_TASK TO CARRY OUT_
Start at the line holding "Emit a LaTeX", stop at the line holding "(rate) at (327,320)", and repeat those lines exactly, both ends included; skip the pictures.

_RECORDS TO USE_
* * * * * * * * *

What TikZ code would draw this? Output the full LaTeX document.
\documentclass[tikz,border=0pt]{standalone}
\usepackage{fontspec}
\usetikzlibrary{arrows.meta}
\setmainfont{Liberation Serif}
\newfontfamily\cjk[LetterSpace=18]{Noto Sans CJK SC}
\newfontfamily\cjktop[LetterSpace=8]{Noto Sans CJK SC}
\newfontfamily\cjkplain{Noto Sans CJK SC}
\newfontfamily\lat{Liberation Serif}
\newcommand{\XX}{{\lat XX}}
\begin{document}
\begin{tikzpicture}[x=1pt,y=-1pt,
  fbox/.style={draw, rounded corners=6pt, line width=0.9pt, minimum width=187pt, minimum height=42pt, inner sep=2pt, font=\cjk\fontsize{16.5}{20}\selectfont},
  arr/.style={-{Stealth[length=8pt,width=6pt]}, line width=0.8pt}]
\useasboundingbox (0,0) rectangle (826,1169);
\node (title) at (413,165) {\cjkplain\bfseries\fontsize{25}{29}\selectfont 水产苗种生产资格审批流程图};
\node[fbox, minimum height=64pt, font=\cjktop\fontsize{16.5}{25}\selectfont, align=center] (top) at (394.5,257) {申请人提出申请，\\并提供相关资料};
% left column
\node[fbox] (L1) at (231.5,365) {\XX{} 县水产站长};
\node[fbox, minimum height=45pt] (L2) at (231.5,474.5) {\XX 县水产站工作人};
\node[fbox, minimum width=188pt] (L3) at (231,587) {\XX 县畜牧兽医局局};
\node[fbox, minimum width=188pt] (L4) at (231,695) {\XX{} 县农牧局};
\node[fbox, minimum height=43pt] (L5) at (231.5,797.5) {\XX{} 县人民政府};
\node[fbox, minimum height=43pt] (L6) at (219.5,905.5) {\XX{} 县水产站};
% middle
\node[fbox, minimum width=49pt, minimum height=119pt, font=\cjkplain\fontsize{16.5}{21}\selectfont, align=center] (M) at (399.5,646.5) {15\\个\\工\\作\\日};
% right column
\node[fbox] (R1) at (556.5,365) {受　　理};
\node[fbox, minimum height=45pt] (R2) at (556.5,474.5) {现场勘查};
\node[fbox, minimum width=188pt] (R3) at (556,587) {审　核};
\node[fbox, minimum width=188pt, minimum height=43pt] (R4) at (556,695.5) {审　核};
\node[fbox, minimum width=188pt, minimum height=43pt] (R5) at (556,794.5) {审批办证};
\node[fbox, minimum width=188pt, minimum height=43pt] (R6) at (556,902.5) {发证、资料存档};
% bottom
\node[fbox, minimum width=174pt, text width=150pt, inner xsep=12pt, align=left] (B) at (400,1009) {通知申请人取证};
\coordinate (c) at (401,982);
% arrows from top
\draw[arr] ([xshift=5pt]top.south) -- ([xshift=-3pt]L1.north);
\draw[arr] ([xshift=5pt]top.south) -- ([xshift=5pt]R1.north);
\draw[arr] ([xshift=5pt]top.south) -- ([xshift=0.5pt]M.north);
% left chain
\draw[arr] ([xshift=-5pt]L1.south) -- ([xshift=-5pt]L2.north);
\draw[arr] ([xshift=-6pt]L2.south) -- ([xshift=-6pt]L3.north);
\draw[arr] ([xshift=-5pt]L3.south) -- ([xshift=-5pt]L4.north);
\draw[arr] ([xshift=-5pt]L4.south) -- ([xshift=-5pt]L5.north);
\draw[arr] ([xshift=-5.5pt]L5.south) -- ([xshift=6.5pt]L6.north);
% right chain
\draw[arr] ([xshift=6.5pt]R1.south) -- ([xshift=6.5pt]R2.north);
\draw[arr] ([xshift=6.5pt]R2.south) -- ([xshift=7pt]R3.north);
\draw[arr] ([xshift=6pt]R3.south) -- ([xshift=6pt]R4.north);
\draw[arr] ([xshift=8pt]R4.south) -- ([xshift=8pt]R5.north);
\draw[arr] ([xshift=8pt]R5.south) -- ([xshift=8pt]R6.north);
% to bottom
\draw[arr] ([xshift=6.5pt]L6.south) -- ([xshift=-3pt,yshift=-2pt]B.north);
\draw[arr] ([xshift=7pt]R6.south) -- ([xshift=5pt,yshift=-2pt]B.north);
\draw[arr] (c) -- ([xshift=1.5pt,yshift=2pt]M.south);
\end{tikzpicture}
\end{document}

* * * * * * * * *

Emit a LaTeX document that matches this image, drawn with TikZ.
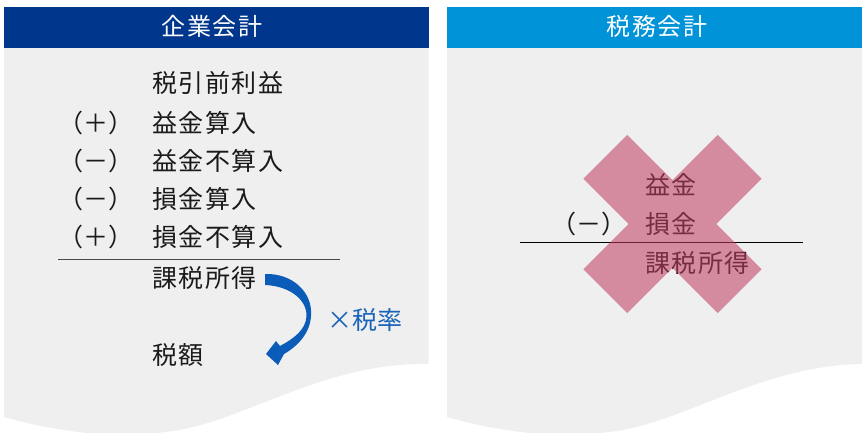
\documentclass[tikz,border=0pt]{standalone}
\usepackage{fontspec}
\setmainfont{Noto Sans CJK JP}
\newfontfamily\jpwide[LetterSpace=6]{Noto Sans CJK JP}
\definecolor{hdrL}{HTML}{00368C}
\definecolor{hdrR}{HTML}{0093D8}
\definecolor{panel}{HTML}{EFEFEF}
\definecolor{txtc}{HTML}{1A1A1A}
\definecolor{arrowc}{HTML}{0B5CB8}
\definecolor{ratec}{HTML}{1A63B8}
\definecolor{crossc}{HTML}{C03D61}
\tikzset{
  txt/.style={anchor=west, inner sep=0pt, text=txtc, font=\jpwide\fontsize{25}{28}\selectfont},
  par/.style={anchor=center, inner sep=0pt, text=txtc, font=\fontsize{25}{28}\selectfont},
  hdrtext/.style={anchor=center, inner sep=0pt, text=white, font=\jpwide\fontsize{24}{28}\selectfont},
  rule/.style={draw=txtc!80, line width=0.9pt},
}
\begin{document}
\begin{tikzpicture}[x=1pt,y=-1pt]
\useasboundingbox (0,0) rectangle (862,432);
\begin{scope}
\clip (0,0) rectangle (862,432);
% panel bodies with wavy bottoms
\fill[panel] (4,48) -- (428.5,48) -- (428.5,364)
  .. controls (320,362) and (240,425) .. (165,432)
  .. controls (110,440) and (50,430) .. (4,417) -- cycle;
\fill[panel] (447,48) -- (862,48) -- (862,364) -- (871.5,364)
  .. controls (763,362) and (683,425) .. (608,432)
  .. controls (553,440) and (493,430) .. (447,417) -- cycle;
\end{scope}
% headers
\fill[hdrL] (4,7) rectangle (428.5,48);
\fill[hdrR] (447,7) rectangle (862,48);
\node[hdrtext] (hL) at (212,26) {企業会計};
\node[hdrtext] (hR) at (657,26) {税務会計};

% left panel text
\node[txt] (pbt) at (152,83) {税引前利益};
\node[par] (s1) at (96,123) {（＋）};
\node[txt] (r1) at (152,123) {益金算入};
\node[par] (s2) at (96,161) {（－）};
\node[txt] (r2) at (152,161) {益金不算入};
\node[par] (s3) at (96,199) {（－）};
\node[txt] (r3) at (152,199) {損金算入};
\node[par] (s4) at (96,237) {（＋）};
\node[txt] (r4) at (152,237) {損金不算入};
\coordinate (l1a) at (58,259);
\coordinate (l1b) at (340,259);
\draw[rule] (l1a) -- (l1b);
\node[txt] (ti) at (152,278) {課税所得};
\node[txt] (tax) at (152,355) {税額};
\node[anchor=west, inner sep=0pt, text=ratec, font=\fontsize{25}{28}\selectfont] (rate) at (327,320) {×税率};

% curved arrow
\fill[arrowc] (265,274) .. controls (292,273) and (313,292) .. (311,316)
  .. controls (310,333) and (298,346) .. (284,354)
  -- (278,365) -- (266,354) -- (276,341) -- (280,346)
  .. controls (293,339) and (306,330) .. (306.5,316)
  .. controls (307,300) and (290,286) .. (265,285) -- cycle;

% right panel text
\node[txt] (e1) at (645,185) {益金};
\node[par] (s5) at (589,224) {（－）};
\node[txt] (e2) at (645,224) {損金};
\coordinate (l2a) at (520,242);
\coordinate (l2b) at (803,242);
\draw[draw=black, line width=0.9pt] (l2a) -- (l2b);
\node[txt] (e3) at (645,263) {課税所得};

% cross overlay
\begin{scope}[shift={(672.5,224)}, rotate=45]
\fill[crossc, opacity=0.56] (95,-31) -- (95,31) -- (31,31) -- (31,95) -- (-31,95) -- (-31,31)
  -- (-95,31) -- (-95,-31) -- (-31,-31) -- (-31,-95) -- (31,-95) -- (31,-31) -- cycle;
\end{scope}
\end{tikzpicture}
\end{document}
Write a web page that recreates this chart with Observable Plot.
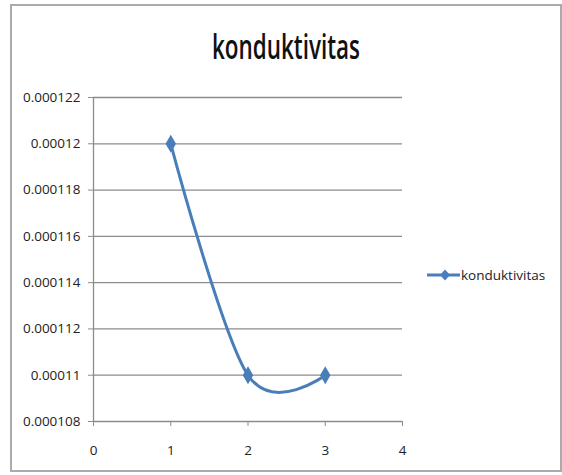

* * * * * * * * *

_REPLY_
Emit a LaTeX document that matches this image, drawn with TikZ.
\documentclass[tikz,border=0pt]{standalone}
\usepackage{fontspec}
\setmainfont{Noto Sans CJK JP}
\newfontfamily\jpwide[LetterSpace=6]{Noto Sans CJK JP}
\definecolor{hdrL}{HTML}{00368C}
\definecolor{hdrR}{HTML}{0093D8}
\definecolor{panel}{HTML}{EFEFEF}
\definecolor{txtc}{HTML}{1A1A1A}
\definecolor{arrowc}{HTML}{0B5CB8}
\definecolor{ratec}{HTML}{1A63B8}
\definecolor{crossc}{HTML}{C03D61}
\tikzset{
  txt/.style={anchor=west, inner sep=0pt, text=txtc, font=\jpwide\fontsize{25}{28}\selectfont},
  par/.style={anchor=center, inner sep=0pt, text=txtc, font=\fontsize{25}{28}\selectfont},
  hdrtext/.style={anchor=center, inner sep=0pt, text=white, font=\jpwide\fontsize{24}{28}\selectfont},
  rule/.style={draw=txtc!80, line width=0.9pt},
}
\begin{document}
\begin{tikzpicture}[x=1pt,y=-1pt]
\useasboundingbox (0,0) rectangle (862,432);
\begin{scope}
\clip (0,0) rectangle (862,432);
% panel bodies with wavy bottoms
\fill[panel] (4,48) -- (428.5,48) -- (428.5,364)
  .. controls (320,362) and (240,425) .. (165,432)
  .. controls (110,440) and (50,430) .. (4,417) -- cycle;
\fill[panel] (447,48) -- (862,48) -- (862,364) -- (871.5,364)
  .. controls (763,362) and (683,425) .. (608,432)
  .. controls (553,440) and (493,430) .. (447,417) -- cycle;
\end{scope}
% headers
\fill[hdrL] (4,7) rectangle (428.5,48);
\fill[hdrR] (447,7) rectangle (862,48);
\node[hdrtext] (hL) at (212,26) {企業会計};
\node[hdrtext] (hR) at (657,26) {税務会計};

% left panel text
\node[txt] (pbt) at (152,83) {税引前利益};
\node[par] (s1) at (96,123) {（＋）};
\node[txt] (r1) at (152,123) {益金算入};
\node[par] (s2) at (96,161) {（－）};
\node[txt] (r2) at (152,161) {益金不算入};
\node[par] (s3) at (96,199) {（－）};
\node[txt] (r3) at (152,199) {損金算入};
\node[par] (s4) at (96,237) {（＋）};
\node[txt] (r4) at (152,237) {損金不算入};
\coordinate (l1a) at (58,259);
\coordinate (l1b) at (340,259);
\draw[rule] (l1a) -- (l1b);
\node[txt] (ti) at (152,278) {課税所得};
\node[txt] (tax) at (152,355) {税額};
\node[anchor=west, inner sep=0pt, text=ratec, font=\fontsize{25}{28}\selectfont] (rate) at (327,320) {×税率};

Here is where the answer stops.